Арестанты, запертые за решетками, и вольные птицы — тоже тема не только песенная: рассказы о птицах, подлетавших к тюремным окнам, ходили устно, попадали на страницы книг и на газетные полосы. Во дворе петербургского тюремного замка стояла издавна построенная голубятня, каждое новое поколение птиц изучало тюремный распорядок — в известное время дня голуби подлетали к окнам и кормились насыпаемыми из-за решеток крошками.
Символы поднимали картину над уровнем жанровой сцены, но не уничтожали впечатления, что картина изображает сцену из реальной жизни.

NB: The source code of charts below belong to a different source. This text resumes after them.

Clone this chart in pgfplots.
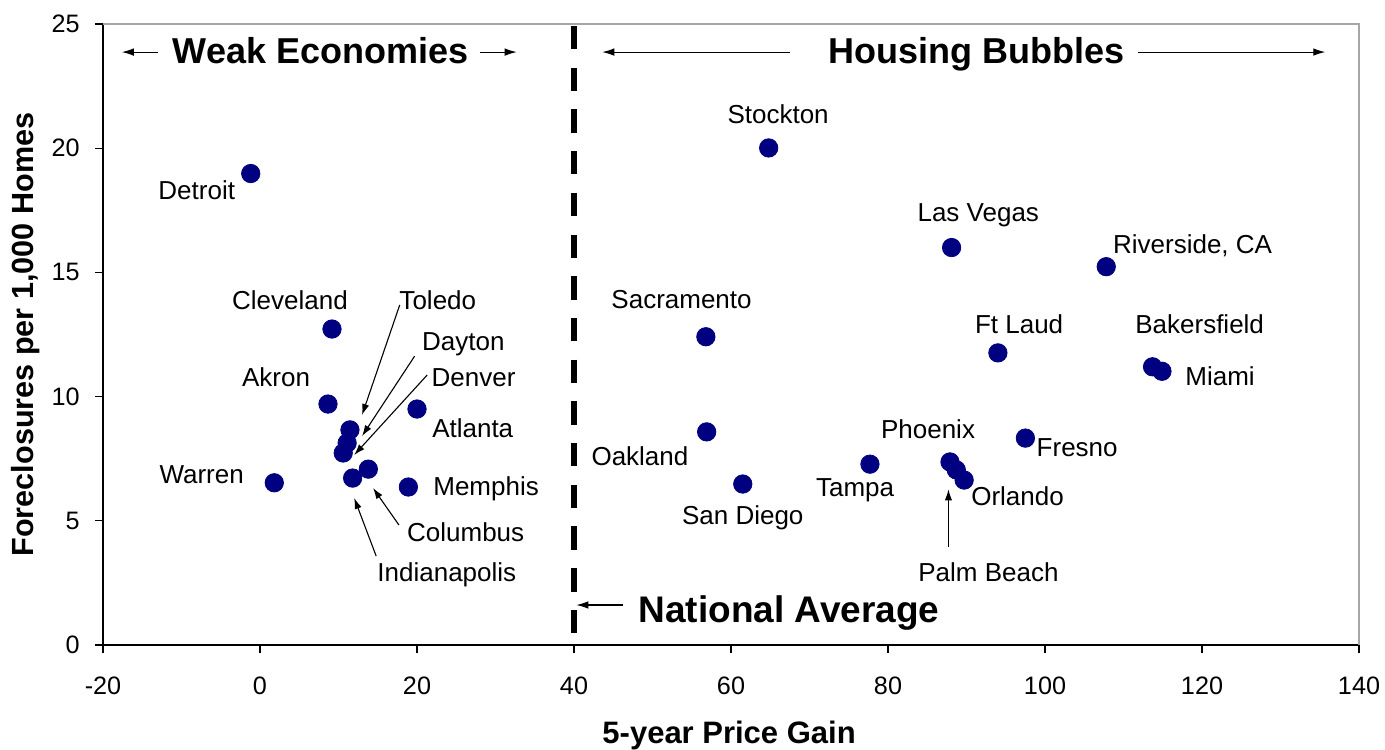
\documentclass[border=0pt]{standalone}
\usepackage{pgfplots}
\pgfplotsset{compat=1.18}
\usepackage{fontspec}
\setmainfont{Liberation Sans}
\usetikzlibrary{arrows.meta}
\definecolor{navydot}{RGB}{0,0,128}
\begin{document}
\begin{tikzpicture}[
  city/.style={font=\fontsize{13}{15}\selectfont, inner sep=0pt, text height=9.3pt, text depth=0pt, anchor=center},
  head/.style={font=\fontsize{18}{21}\selectfont\bfseries, inner sep=0pt, text height=12.9pt, text depth=0pt, anchor=center},
  carrow/.style={line width=0.55pt, -{Latex[length=5.5pt,width=3.6pt]}},
  harrow/.style={line width=0.55pt, -{Latex[length=6pt,width=3.8pt]}}
]
\begin{axis}[
  at={(0,0)}, anchor=south west,
  scale only axis,
  width=628pt, height=310.5pt,
  xmin=-20, xmax=140, ymin=0, ymax=25,
  xtick={-20,0,...,140}, ytick={0,5,...,25},
  axis x line*=bottom, axis y line*=left,
  axis line style={-, black, line width=0.6pt},
  tick align=outside, major tick length=4pt,
  tick style={black, line width=0.6pt},
  /pgf/number format/assume math mode=true,
  ticklabel style={font=\fontsize{12.6}{14}\selectfont},
  xticklabel style={anchor=north, inner sep=0pt, text height=9pt, text depth=0pt, yshift=-11.3pt},
  yticklabel style={anchor=east, inner sep=0pt, xshift=-7.5pt},
  xlabel={5-year Price Gain},
  ylabel={Foreclosures per 1,000 Homes},
  xlabel style={font=\fontsize{15.5}{18}\selectfont\bfseries, at={(axis description cs:0.4985,-0.145)}, anchor=center, inner sep=0pt},
  ylabel style={font=\fontsize{15.3}{18}\selectfont\bfseries, at={(axis description cs:-0.062,0.5)}, anchor=center, inner sep=0pt},
  clip=false,
]
\draw[gray!70, line width=0.6pt] (rel axis cs:0,1) -- (rel axis cs:1,1) -- (rel axis cs:1,0);
\draw[black, line width=3pt, dash pattern=on 11.7pt off 9.15pt, dash phase=19.85pt] (axis cs:40,25) -- (axis cs:40,0);

\addplot[only marks, mark=*, mark size=4.6pt, color=navydot, mark options={fill=navydot, draw=navydot}] coordinates {
  (-1.18,18.98) (9.17,12.72) (8.66,9.70) (1.82,6.53)
  (11.46,8.66) (11.1,8.13) (10.6,7.73) (13.8,7.08) (11.8,6.72)
  (20.0,9.50) (18.9,6.36)
  (64.8,20.01) (88.1,16.0) (107.8,15.23) (56.8,12.41) (94.0,11.76)
  (113.7,11.20) (114.9,11.02) (56.9,8.58) (97.5,8.33) (77.7,7.28)
  (87.9,7.37) (88.7,7.05) (89.7,6.64) (61.5,6.48)
};

% city labels
\node[city] at (axis cs:-8.06,18.30) {Detroit};
\node[city] at (axis cs:-7.43,6.86) {Warren};
\node[city] at (axis cs:3.82,13.90) {Cleveland};
\node[city] at (axis cs:2.04,10.80) {Akron};
\node[city] at (axis cs:22.65,13.90) {Toledo};
\node[city] at (axis cs:25.9,12.23) {Dayton};
\node[city] at (axis cs:27.2,10.80) {Denver};
\node[city] at (axis cs:27.1,8.72) {Atlanta};
\node[city] at (axis cs:28.8,6.41) {Memphis};
\node[city] at (axis cs:26.2,4.56) {Columbus};
\node[city] at (axis cs:23.8,2.95) {Indianapolis};
\node[city] at (axis cs:66.0,21.35) {Stockton};
\node[city] at (axis cs:91.5,17.44) {Las Vegas};
\node[city] at (axis cs:118.8,16.14) {Riverside, CA};
\node[city] at (axis cs:53.7,13.93) {Sacramento};
\node[city] at (axis cs:96.7,12.93) {Ft Laud};
\node[city] at (axis cs:119.7,12.93) {Bakersfield};
\node[city] at (axis cs:122.3,10.83) {Miami};
\node[city] at (axis cs:48.4,7.61) {Oakland};
\node[city] at (axis cs:61.5,5.21) {San Diego};
\node[city] at (axis cs:75.8,6.37) {Tampa};
\node[city] at (axis cs:85.1,8.68) {Phoenix};
\node[city] at (axis cs:104.1,7.98) {Fresno};
\node[city] at (axis cs:96.5,5.99) {Orlando};
\node[city] at (axis cs:92.8,2.93) {Palm Beach};

% pointer arrows
\draw[carrow] (axis cs:17.8,13.69) -- (axis cs:13.0,9.26);
\draw[carrow] (axis cs:19.7,11.63) -- (axis cs:13.0,8.41);
\draw[carrow] (axis cs:21.3,10.87) -- (axis cs:12.0,7.65);
\draw[carrow] (axis cs:17.7,4.83) -- (axis cs:14.4,6.32);
\draw[carrow] (axis cs:14.8,3.58) -- (axis cs:12.0,5.92);
\draw[carrow] (axis cs:87.7,3.96) -- (axis cs:87.7,6.27);

% header annotations
\node[head] at (axis cs:7.7,23.91) {Weak Economies};
\draw[harrow] (axis cs:-13.0,23.87) -- (axis cs:-17.6,23.87);
\draw[harrow] (axis cs:28.0,23.87) -- (axis cs:32.7,23.87);
\node[head] at (axis cs:91.3,23.91) {Housing Bubbles};
\draw[harrow] (axis cs:67.5,23.87) -- (axis cs:43.6,23.87);
\draw[harrow] (axis cs:111.8,23.87) -- (axis cs:135.7,23.87);
\node[head, font=\fontsize{18.5}{21}\selectfont\bfseries, text height=13.2pt] at (axis cs:67.4,1.44) {National Average};
\draw[harrow] (axis cs:46.3,1.61) -- (axis cs:40.3,1.61);
\end{axis}
\pgfresetboundingbox
\path[use as bounding box] (-51.5pt,-52pt) rectangle (641pt,322.5pt);
\end{tikzpicture}
\end{document}
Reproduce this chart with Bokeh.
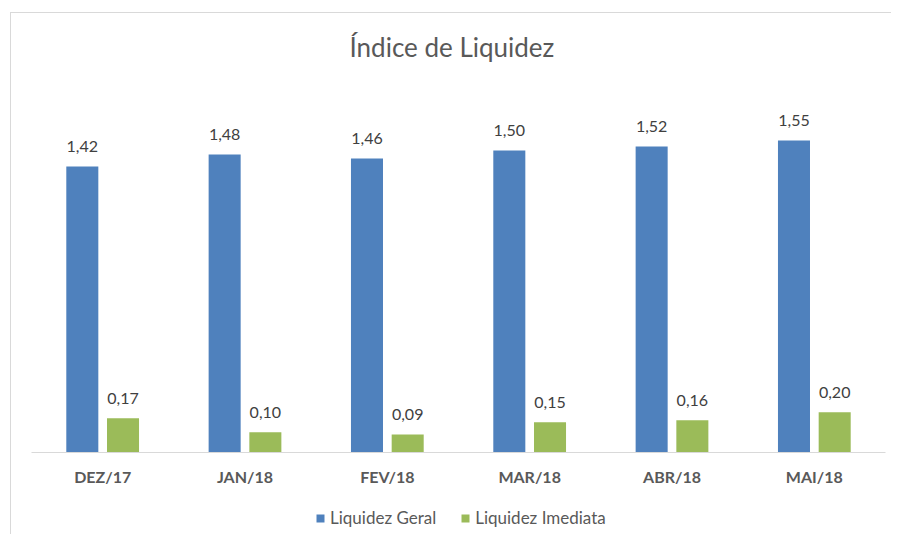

За решеткой тюремного вагона Ярошенко собрал людей всех возрастов и сословий: бородатый крестьянин, солдат, рабочий, женщина с ребенком, и в глубине вагона, у противоположного окна, спиной к зрителям, — политический (художник написал его в позе своего же «Заключенного», задумчиво глядящего в окно, и тем подсказал зрителям — кто это).
Критик Божидаров толковал «архипередвижницкую» картину «Всюду жизнь»: «Вне этого вагона нет никого, ни души, „все“ там, за решеткой. Вся жизнь наша — тюрьма». И снова критик, опровергая, схватывал, выявлял суть.
Вот если бы художник раздвинул рамки своей картины, мягко стелет критик, показал бы тут же, на перроне, еще какие-нибудь группы, свободные и жизнерадостные, например, «сияющих счастьем» новобрачных (!), тогда мы, и впрямь, увидели бы, что «всюду жизнь». Хитрость в том, что, «раздвинув рамки», художник лишь подтвердил бы, что в России живут рядом злодеи, которые «довели себя» до решетки (о ярошенковском «Заключенном» критик так и говорит: «довел себя человек»), и люди, «сияющие счастьем», что злодеи — несчастное исключение, а не вся Россия, запрятанная в арестантский вагон. Но для Ярошенко его арестанты — именно вся Россия, Россия сломанных судеб, погубленных надежд, Россия тюрем, каторг, ссылки, Россия добрых людей, увы, не сияющих счастьем, однако и не теряющих образа человеческого, красоты души.